Stephen King loves mystical darkies! In particular, he’s partial to the Southern, rustic, uneducated variety (see also The Green Mile). I half expected that in The Shawshank Redemption, Morgan Freeman would sprout wings or take the form of a bucket of water, but King decided to exercise “restraint” (whatever). In The Stand, Ruby Dee plays Abigail Freemantle, a 106-year-old black woman whose wizened look, fractured English and mantra spewing make for a disturbingly Yoda-like character. Seems that she’s some sort of beacon for God’s chosen ones in a post-apocalyptic world decimated by a killer virus. (We’re also briefly treated to the moderately mystical Kareem Abdul-Jabbar as a homeless loony who is one of the first to notice that there’s an apocalypse about to happen.) Being in an apocalypse is bad enough, but imagine finding out that God’s chosen ones include Molly Ringwald and the guy from Parker Lewis Can’t Lose.
Dee’s longtime husband Ossie Davis is also among the select few, but the only purpose he serves is to get shot while trying to infiltrate Satan’s army. (When the “good guys” seek spies to go scope out the devil’s headquarters, they naturally send the 70-year-old black man and the mentally handicapped guy. Do unto others, people!) So not only does Ruby Dee die, but Ossie Davis gets machine gunned and the greatest scorer in the history of basketball ends up as road kill. Stephen King doesn’t care about black people!
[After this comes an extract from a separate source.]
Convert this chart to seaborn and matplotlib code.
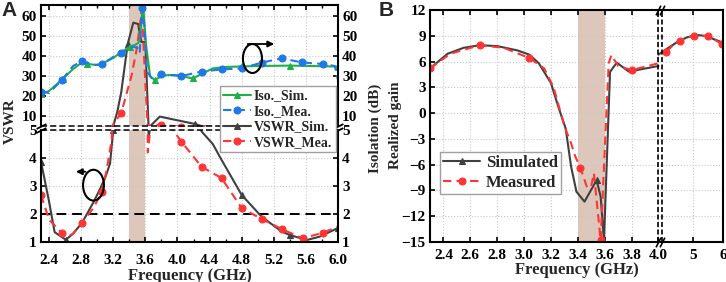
import numpy as np
import seaborn as sns
import matplotlib
matplotlib.use("Agg")
import matplotlib.pyplot as plt
from matplotlib.patches import Ellipse
from matplotlib.ticker import FormatStrFormatter, MultipleLocator

# ---- panel A: isolation (dB) and VSWR vs frequency (GHz), broken y axis
iso_sim_f = [2.30, 2.40, 2.57, 2.70, 2.80, 2.87, 3.00, 3.10, 3.20, 3.30, 3.41, 3.47, 3.51, 3.53,
             3.57, 3.61, 3.66, 3.72, 3.80, 3.90, 4.00, 4.10, 4.19, 4.30, 4.44, 4.60, 4.80, 5.00,
             5.40, 5.80, 6.00]
iso_sim_v = [21.0, 22.5, 28.5, 33.5, 36.5, 36.0, 35.5, 37.0, 39.0, 42.0, 44.7, 45.5, 46.5, 48.0,
             66.0, 45.0, 29.7, 28.0, 30.0, 30.5, 30.3, 29.5, 28.8, 31.0, 33.8, 34.5, 34.8, 35.0,
             35.2, 34.9, 34.7]
iso_mea_f = [2.30, 2.40, 2.56, 2.70, 2.81, 2.95, 3.06, 3.20, 3.30, 3.45, 3.51, 3.53, 3.555, 3.59,
             3.62, 3.68, 3.80, 4.05, 4.30, 4.55, 4.80, 5.05, 5.30, 5.55, 5.81, 5.96, 6.00]
iso_mea_v = [22.2, 21.5, 28.0, 35.0, 37.5, 35.5, 35.8, 39.5, 41.3, 44.7, 43.8, 41.5, 63.8, 54.7,
             32.0, 29.0, 31.0, 30.0, 32.2, 33.3, 33.8, 36.7, 38.8, 36.8, 36.0, 35.0, 28.0]
vswr_sim_f = [2.30, 2.40, 2.47, 2.61, 2.70, 2.81, 2.95, 3.03, 3.10, 3.16, 3.20, 3.25, 3.30, 3.38,
              3.45, 3.51, 3.55, 3.60, 3.625, 3.64, 3.67, 3.78, 4.22, 4.30, 4.44, 4.55, 4.80,
              5.05, 5.30, 5.40, 5.61, 5.77, 6.00]
vswr_sim_v = [3.87, 2.45, 1.35, 1.08, 1.30, 1.68, 2.40, 2.86, 3.30, 3.80, 5.0, 12.0, 22.0, 46.0,
              56.7, 56.0, 47.0, 47.0, 20.0, 4.7, 5.3, 9.7, 6.0, 4.95, 4.5, 3.93, 2.68,
              1.90, 1.37, 1.25, 1.07, 1.19, 1.50]
vswr_mea_f = [2.30, 2.40, 2.56, 2.62, 2.70, 2.81, 2.95, 3.06, 3.12, 3.18, 3.30, 3.43, 3.49, 3.53,
              3.555, 3.57, 3.60, 3.63, 3.68, 3.80, 3.92, 4.05, 4.30, 4.55, 4.80, 5.05, 5.30,
              5.56, 5.81, 6.00]
vswr_mea_v = [2.68, 1.80, 1.32, 1.18, 1.30, 1.68, 2.20, 2.80, 3.60, 4.64, 11.5, 30.5, 43.0, 54.7,
              64.0, 51.5, 26.5, 4.2, 5.5, 5.7, 5.1, 4.58, 3.69, 3.28, 2.21, 1.82, 1.46,
              1.13, 1.33, 1.55]

# marker positions (indices into the arrays above)
iso_sim_mk = [0, 2, 5, 10, 17, 22, 26, 28, 30]
iso_mea_mk = [0, 2, 4, 6, 8, 12, 16, 17, 18, 19, 20, 21, 22, 23, 24]
vswr_sim_mk = [0, 3, 10, 13, 22, 26, 29, 32]
vswr_mea_mk = [0, 2, 5, 7, 10, 19, 21, 22, 23, 24, 25, 26, 27, 28]

# ---- panel B: realized gain (dBi), x axis broken at 4 GHz
gain_sim_f = [2.30, 2.43, 2.55, 2.67, 2.80, 2.95, 3.04, 3.11, 3.20, 3.26, 3.31, 3.35, 3.39, 3.45,
              3.54, 3.57, 3.595, 3.64, 3.69, 3.78, 4.00]
gain_sim_v = [5.2, 6.9, 7.6, 7.9, 7.8, 7.3, 6.8, 5.8, 3.5, 0.5, -1.8, -6.2, -9.15, -10.3,
              -7.8, -9.7, -14.8, 4.8, 5.87, 4.83, 5.48]
gain_sim_hi_f = [4.00, 4.20, 4.50, 4.80, 5.10, 5.40, 5.70, 6.00]
gain_sim_hi_v = [6.8, 7.6, 8.3, 8.8, 9.1, 9.0, 8.6, 8.2]
gain_mea_f = [2.30, 2.45, 2.67, 2.85, 3.04, 3.15, 3.22, 3.30, 3.35, 3.38, 3.42, 3.47, 3.50, 3.52,
              3.57, 3.63, 3.65, 3.70, 3.80, 4.00]
gain_mea_v = [5.2, 6.9, 7.9, 7.6, 6.4, 5.2, 3.0, -1.5, -3.5, -5.0, -6.4, -8.7, -8.5, -7.0,
              -14.8, 5.8, 6.75, 5.5, 5.0, 5.8]
gain_mea_hi_f = [4.13, 4.35, 4.59, 4.80, 5.05, 5.50, 5.97]
gain_mea_hi_v = [7.15, 7.9, 8.43, 8.8, 8.97, 8.97, 8.04]
gain_sim_mk = [14]
gain_mea_mk = [0, 2, 4, 10, 14, 18]
gain_mea_hi_mk = [0, 2, 4, 5, 6]

band = (3.4, 3.6)

sns.set_style("ticks")
plt.rcParams["font.family"] = ["Liberation Serif", "DejaVu Serif"]
plt.rcParams.update({
    "font.weight": "bold", "axes.labelweight": "bold", "font.size": 11,
    "xtick.labelsize": 11, "ytick.labelsize": 11,
    "xtick.direction": "in", "ytick.direction": "in",
    "axes.linewidth": 1.5, "axes.edgecolor": "black",
    "xtick.major.width": 1.2, "ytick.major.width": 1.2, "xtick.minor.width": 1.0,
    "xtick.major.size": 3.5, "ytick.major.size": 3.5, "xtick.minor.size": 2.5,
    "xtick.color": "black", "ytick.color": "black",
})

GREEN, BLUE, GRAY, RED = "#1db04a", "#1f78e6", "#404040", "#ff3535"
SHADE = "#dcc7ba"
DASH = (0, (4, 2.5))
grid_kw = dict(color="#c8c8c8", ls=":", lw=0.8)

W, H = 726, 282
fig = plt.figure(figsize=(W / 100, H / 100), dpi=100)


def px_axes(x0, y0, x1, y1):
    return fig.add_axes([x0 / W, 1 - y1 / H, (x1 - x0) / W, (y1 - y0) / H])


axU = px_axes(41, 5, 338, 126)
axL = px_axes(41, 130, 338, 242)
axB = px_axes(430, 10, 723, 242)


def line(ax, f, v, color, marker, mk, ls="-", label=None):
    sns.lineplot(x=f, y=v, ax=ax, color=color, marker=marker, markevery=mk, linestyle=ls,
                 lw=1.5, ms=5, markeredgecolor=color, markeredgewidth=0.8,
                 estimator=None, label=label, sort=False)


for ax in (axU, axL):
    ax.axvspan(*band, color=SHADE, lw=0, zorder=0.5)
    line(ax, vswr_sim_f, vswr_sim_v, GRAY, "^", vswr_sim_mk, label="VSWR_Sim.")
    line(ax, vswr_mea_f, vswr_mea_v, RED, "o", vswr_mea_mk, DASH, label="VSWR_Mea.")
    line(ax, iso_sim_f, iso_sim_v, GREEN, "^", iso_sim_mk, label="Iso._Sim.")
    line(ax, iso_mea_f, iso_mea_v, BLUE, "o", iso_mea_mk, DASH, label="Iso._Mea.")
    if ax.get_legend():
        ax.get_legend().remove()
    ax.set_xlim(2.3, 6.0)
    ax.xaxis.set_major_locator(MultipleLocator(0.4))
    ax.xaxis.set_minor_locator(MultipleLocator(0.2))
    ax.xaxis.set_major_formatter(FormatStrFormatter("%.1f"))
    ax.grid(True, which="major", **grid_kw)
    ax.tick_params(axis="y", left=True, right=True, labelleft=True, labelright=True, pad=3)
    ax.set_xlabel("")
    ax.set_ylabel("")

axU.set_ylim(5, 65.5)
axU.set_yticks([10, 20, 30, 40, 50, 60])
axU.spines["bottom"].set_visible(False)
axU.tick_params(axis="x", which="both", bottom=False, labelbottom=False, top=True)
axL.set_ylim(1, 5)
axL.set_yticks([1, 2, 3, 4, 5])
axL.spines["top"].set_visible(False)
axL.tick_params(axis="x", which="both", top=False, bottom=True, pad=9)

axL.axhline(2, color="black", ls=(0, (5, 3)), lw=1.4, zorder=1)
axU.axhline(5, color="black", ls=(0, (4, 2)), lw=1.1, clip_on=False)
axL.axhline(5, color="black", ls=(0, (4, 2)), lw=1.1, clip_on=False)

# break marks on the y spines
brk = dict(marker=[(-1, -0.5), (1, 0.5)], markersize=7, linestyle="none", color="black",
           mec="black", mew=1.3, clip_on=False)
axU.plot([0, 1], [0, 0], transform=axU.transAxes, **brk)
axL.plot([0, 1], [1, 1], transform=axL.transAxes, **brk)

# ellipses with arrows pointing to the axis each group belongs to
axU.add_patch(Ellipse((4.934, 38.75), 0.237, 14.5, fill=False, ec="black", lw=1.5, zorder=6))
axU.annotate("", xy=(5.24, 46), xytext=(4.84, 46),
             arrowprops=dict(arrowstyle="-|>", color="black", lw=1.3, mutation_scale=9))
axL.add_patch(Ellipse((2.954, 3.03), 0.26, 1.10, fill=False, ec="black", lw=1.5, zorder=6))
axL.annotate("", xy=(2.70, 3.51), xytext=(2.89, 3.51),
             arrowprops=dict(arrowstyle="-|>", color="black", lw=1.3, mutation_scale=9))

axL.set_xlabel("Frequency (GHz)", fontsize=12, labelpad=0)
fig.text(10 / W, 1 - 121 / H, "VSWR", rotation=90, ha="center", va="center", fontsize=11)
fig.text(375 / W, 1 - 128 / H, "Isolation (dB)", rotation=90, ha="center", va="center",
         fontsize=11)

h, l = axU.get_legend_handles_labels()
order = [l.index(s) for s in ["Iso._Sim.", "Iso._Mea.", "VSWR_Sim.", "VSWR_Mea."]]
fig.legend([h[i] for i in order], [l[i] for i in order], loc="upper left",
           bbox_to_anchor=(220 / W, 1 - 86 / H), fontsize=10, frameon=True, fancybox=False,
           edgecolor="#a0a0a0", framealpha=1, borderpad=0.25, labelspacing=0.18,
           handlelength=2.0, handletextpad=0.2, borderaxespad=0)

# ---- panel B
BREAK, K, GAP = 4.0, 0.2254, 0.03


def fwd(x):
    x = np.asarray(x, float)
    return np.where(x <= BREAK, x, BREAK + GAP + (x - BREAK) * K)


def inv(y):
    y = np.asarray(y, float)
    return np.where(y <= BREAK, y,
                    np.where(y < BREAK + GAP, BREAK, BREAK + (y - BREAK - GAP) / K))


axB.axvspan(*band, color=SHADE, lw=0, zorder=0.5)
line(axB, gain_sim_f, gain_sim_v, GRAY, "^", gain_sim_mk, label="Simulated")
line(axB, gain_mea_f, gain_mea_v, RED, "o", gain_mea_mk, DASH, label="Measured")
line(axB, gain_sim_hi_f, gain_sim_hi_v, GRAY, "^", [], label="_nolegend_")
line(axB, gain_mea_hi_f, gain_mea_hi_v, RED, "o", gain_mea_hi_mk, DASH, label="_nolegend_")
if axB.get_legend():
    axB.get_legend().remove()
axB.set_xscale("function", functions=(fwd, inv))
axB.set_xlim(2.3, 6.0)
bt = [2.4, 2.6, 2.8, 3.0, 3.2, 3.4, 3.6, 3.8, 4.0, 5.0, 6.0]
axB.set_xticks(bt)
axB.set_xticklabels([f"{t:.1f}" if t <= 4 else f"{t:.0f}" for t in bt])
axB.xaxis.set_minor_locator(plt.NullLocator())
axB.set_ylim(-15, 12)
axB.set_yticks(range(-15, 13, 3))
axB.grid(True, **grid_kw)
axB.tick_params(axis="x", top=True, bottom=True, pad=5)
axB.tick_params(axis="y", left=True, right=False, pad=3)
for xv in (BREAK, BREAK + 1e-6):
    axB.axvline(xv, color="black", ls=(0, (3, 1.5)), lw=1.2, zorder=3)
slash = dict(marker=[(-0.5, -1), (0.5, 1)], markersize=7, linestyle="none", color="black",
             mec="black", mew=1.2, clip_on=False)
axB.plot([BREAK, BREAK + 1e-6], [0, 0], transform=axB.get_xaxis_transform(), **slash)
axB.plot([BREAK, BREAK + 1e-6], [1, 1], transform=axB.get_xaxis_transform(), **slash)
axB.set_xlabel("Frequency (GHz)", fontsize=12, labelpad=0)
axB.set_ylabel("")
fig.text(395 / W, 1 - 125 / H, "Realized gain", rotation=90, ha="center", va="center",
         fontsize=11)
hb, lb = axB.get_legend_handles_labels()
fig.legend(hb[:2], lb[:2], loc="upper left", bbox_to_anchor=(440 / W, 1 - 152 / H),
           fontsize=12, frameon=True, fancybox=False, edgecolor="#a0a0a0", framealpha=1,
           borderpad=0.2, labelspacing=0.2, handlelength=2.2, handletextpad=0.35,
           borderaxespad=0)

for lab, x in (("A", 9), ("B", 386)):
    fig.text(x / W, 1 - 10 / H, lab, ha="center", va="center", fontsize=15,
             family="Liberation Sans", weight="bold")

fig.savefig("out.png", dpi=100)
Racial genocide aside, The Stand works better as a mini-series than as a movie watched in one sitting. If you do the latter, you realize just how much padding there is (Must we listen to an entire rendition of “The Star-Spangled Banner”?). As King tales are apt to do, the story builds a level of suspense and anticipation that it can’t maintain — sort of like a white, demonic Spike Lee.